Blazy’s move also reframes luxury in a more contemporary way. Instead of relying on obvious gloss, the collection finds status in material intelligence. The difference is visible immediately: less sheen, more surface; less stiffness, more swing; less costume, more clothes.
How ACT3 fits into Chanel’s long craft machine
ACT3 is based in Jurançon in the Pyrénées-Atlantiques, and it is a weaving and textile specialist rooted in southwest France. Chanel-owned Maison Lesage acquired ACT3 in late 2014, folding it into Chanel’s Paraffection craft division. That matters because it shows how deliberately Chanel manages rare textile knowledge, not as an afterthought, but as part of the house’s operating system.
Lesage has been a CHANEL partner since 1983 and joined CHANEL’s Fashion Métiers d’art in 2002, so this is not a one-off collaboration. It is part of a long strategy to protect specialty craft and keep control of the materials that define the brand’s look. In practical terms, that means Blazy is not simply borrowing a fabric supplier. He is working inside a network Chanel has spent decades assembling.

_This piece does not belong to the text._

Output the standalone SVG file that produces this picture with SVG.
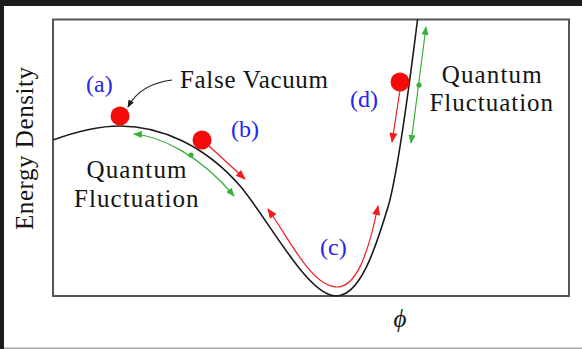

That structure helps explain why this cotton feels meaningful rather than decorative. A custom textile, especially one shaped through a Chanel-backed craft ecosystem, gives the house a new visual vocabulary without breaking its own grammar. It is still Chanel. It just speaks in a softer register.

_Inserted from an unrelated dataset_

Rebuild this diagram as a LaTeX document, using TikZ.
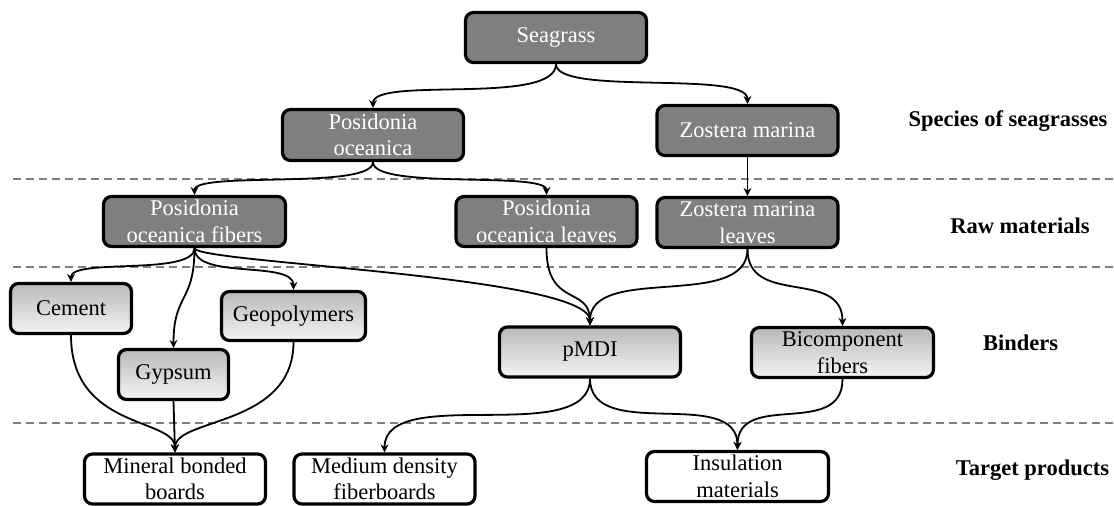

What the new Chanel aesthetic looks like now
The collection’s visible cues point toward a Chanel that is less rigid and more fluid. Media coverage of the show says Blazy is reworking house codes including tweed suits, quilted handbags, and two-tone shoes, but the cotton is what makes those familiar pieces feel newly legible. When tweed is softened by canvas, or when tailoring loses some of its weight, the whole look becomes easier to wear and less tied to ceremony.
That is the style shift worth noticing. Instead of the familiar idea of Chanel as polished armor, Blazy is pushing toward a version that feels more open, more kinetic, and more tied to the body in motion. The collection’s emphasis on movement and lightness suggests a house that wants to be understood not only by its icons, but by the way those icons behave when they are cut in a different cloth.
For readers, the takeaway is simple: this is Chanel for people who want the codes without the stiffness. A cotton canvas suit, a softened jacket, a lighter hand with texture, these are the kinds of changes that can make a luxury wardrobe feel current without shouting about it.
Why this Cruise show matters beyond the runway
Chanel’s Biarritz presentation also carries a local and historical charge. The house says it is supporting Biarritz’s annual youth-focused film festival and has been renovating heritage locations in the town. That makes the show feel like more than a seasonal launch. It is part fashion event, part restoration of place, and part reminder that Chanel still likes to tell its story through geography.
But the lasting impact is likely to come from the clothes themselves. If Cruise is often where luxury loosens its tie, Blazy has used Biarritz to make that loosening feel purposeful. The custom cotton is the clue. It signals a Chanel aesthetic that is less about display and more about texture, ease, and the kind of movement that makes clothes look alive.
That is the chapter to watch: not a reinvention for reinvention’s sake, but a recalibration of what Chanel can feel like when the fabric gets lighter and the silhouette lets the air in.